### Written task:
Pictures are not part of the copy. Retype the lines from the first one through the line that contains "plt.rcParams['font.family'] = ['DejaVu Sans']".

──────────────────────────────

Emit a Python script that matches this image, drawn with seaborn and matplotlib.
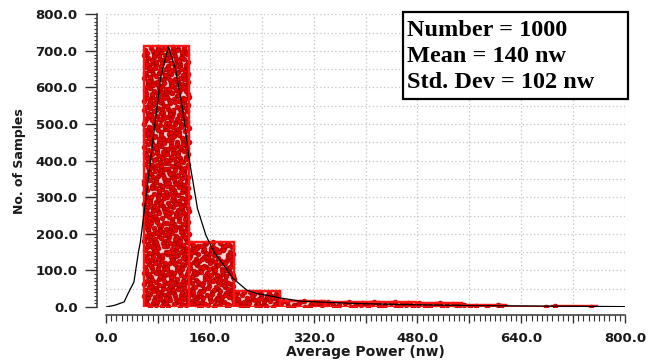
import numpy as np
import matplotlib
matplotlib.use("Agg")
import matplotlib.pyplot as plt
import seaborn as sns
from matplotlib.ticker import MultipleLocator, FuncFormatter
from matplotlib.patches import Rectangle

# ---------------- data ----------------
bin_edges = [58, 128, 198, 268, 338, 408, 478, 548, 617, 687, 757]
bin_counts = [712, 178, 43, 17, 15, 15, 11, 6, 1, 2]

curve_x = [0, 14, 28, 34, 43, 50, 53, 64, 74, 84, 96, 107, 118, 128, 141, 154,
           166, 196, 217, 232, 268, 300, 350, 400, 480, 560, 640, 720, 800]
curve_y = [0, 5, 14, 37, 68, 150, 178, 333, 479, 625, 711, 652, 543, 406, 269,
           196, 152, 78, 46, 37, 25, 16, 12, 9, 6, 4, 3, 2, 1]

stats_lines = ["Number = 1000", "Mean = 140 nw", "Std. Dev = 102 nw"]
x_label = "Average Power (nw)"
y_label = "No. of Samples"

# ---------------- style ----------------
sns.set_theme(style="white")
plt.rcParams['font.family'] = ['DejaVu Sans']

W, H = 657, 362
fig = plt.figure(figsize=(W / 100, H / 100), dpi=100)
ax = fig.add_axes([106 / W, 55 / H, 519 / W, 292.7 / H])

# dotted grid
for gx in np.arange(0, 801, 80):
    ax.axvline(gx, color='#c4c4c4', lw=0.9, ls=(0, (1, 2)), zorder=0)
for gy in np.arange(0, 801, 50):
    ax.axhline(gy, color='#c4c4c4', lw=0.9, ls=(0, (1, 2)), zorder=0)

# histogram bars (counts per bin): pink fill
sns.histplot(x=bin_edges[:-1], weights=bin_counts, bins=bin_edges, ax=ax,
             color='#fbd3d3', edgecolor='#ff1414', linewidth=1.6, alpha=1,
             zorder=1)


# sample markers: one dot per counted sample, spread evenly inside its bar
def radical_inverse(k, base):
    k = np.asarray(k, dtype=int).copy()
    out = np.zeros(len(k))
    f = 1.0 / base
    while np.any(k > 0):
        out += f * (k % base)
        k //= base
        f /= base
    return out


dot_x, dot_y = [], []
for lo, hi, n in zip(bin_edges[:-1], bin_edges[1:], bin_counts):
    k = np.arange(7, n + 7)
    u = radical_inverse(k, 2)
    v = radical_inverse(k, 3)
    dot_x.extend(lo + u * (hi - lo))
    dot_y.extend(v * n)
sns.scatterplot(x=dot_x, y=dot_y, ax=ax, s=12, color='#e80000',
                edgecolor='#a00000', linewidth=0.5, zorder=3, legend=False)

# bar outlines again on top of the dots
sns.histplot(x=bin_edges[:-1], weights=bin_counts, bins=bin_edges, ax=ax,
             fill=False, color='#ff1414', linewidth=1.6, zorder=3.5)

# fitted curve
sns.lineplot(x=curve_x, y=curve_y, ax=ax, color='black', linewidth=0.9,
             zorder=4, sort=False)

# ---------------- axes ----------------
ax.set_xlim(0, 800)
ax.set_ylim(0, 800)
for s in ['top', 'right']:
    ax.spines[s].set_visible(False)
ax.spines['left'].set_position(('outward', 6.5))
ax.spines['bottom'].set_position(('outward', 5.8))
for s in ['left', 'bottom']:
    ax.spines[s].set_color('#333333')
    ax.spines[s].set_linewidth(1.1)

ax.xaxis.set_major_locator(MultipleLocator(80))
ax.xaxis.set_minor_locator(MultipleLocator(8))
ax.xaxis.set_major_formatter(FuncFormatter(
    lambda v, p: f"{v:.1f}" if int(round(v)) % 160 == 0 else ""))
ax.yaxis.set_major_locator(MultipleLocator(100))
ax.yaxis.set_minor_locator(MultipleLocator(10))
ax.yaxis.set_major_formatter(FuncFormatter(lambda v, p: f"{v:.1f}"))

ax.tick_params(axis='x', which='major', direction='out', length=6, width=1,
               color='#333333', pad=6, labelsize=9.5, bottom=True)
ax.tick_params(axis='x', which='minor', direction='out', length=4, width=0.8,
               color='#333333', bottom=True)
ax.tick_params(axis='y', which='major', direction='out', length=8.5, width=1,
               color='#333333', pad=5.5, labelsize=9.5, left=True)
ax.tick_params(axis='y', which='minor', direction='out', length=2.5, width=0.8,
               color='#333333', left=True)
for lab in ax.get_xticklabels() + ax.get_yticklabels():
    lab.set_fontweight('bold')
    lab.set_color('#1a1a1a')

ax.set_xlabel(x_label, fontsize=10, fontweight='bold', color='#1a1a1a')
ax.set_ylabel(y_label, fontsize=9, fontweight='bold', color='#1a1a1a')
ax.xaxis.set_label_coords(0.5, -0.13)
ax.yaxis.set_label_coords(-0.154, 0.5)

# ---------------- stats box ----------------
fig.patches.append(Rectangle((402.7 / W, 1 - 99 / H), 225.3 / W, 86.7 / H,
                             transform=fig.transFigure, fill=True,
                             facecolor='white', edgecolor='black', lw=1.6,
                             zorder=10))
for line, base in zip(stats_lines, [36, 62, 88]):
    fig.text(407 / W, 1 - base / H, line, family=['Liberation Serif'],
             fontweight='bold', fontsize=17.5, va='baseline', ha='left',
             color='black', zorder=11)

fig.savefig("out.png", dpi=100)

──────────────────────────────

### Solution for this task:
Emit a Python script that matches this image, drawn with seaborn and matplotlib.
import numpy as np
import matplotlib
matplotlib.use("Agg")
import matplotlib.pyplot as plt
import seaborn as sns
from matplotlib.ticker import MultipleLocator, FuncFormatter
from matplotlib.patches import Rectangle

# ---------------- data ----------------
bin_edges = [58, 128, 198, 268, 338, 408, 478, 548, 617, 687, 757]
bin_counts = [712, 178, 43, 17, 15, 15, 11, 6, 1, 2]

curve_x = [0, 14, 28, 34, 43, 50, 53, 64, 74, 84, 96, 107, 118, 128, 141, 154,
           166, 196, 217, 232, 268, 300, 350, 400, 480, 560, 640, 720, 800]
curve_y = [0, 5, 14, 37, 68, 150, 178, 333, 479, 625, 711, 652, 543, 406, 269,
           196, 152, 78, 46, 37, 25, 16, 12, 9, 6, 4, 3, 2, 1]

stats_lines = ["Number = 1000", "Mean = 140 nw", "Std. Dev = 102 nw"]
x_label = "Average Power (nw)"
y_label = "No. of Samples"

# ---------------- style ----------------
sns.set_theme(style="white")
plt.rcParams['font.family'] = ['DejaVu Sans']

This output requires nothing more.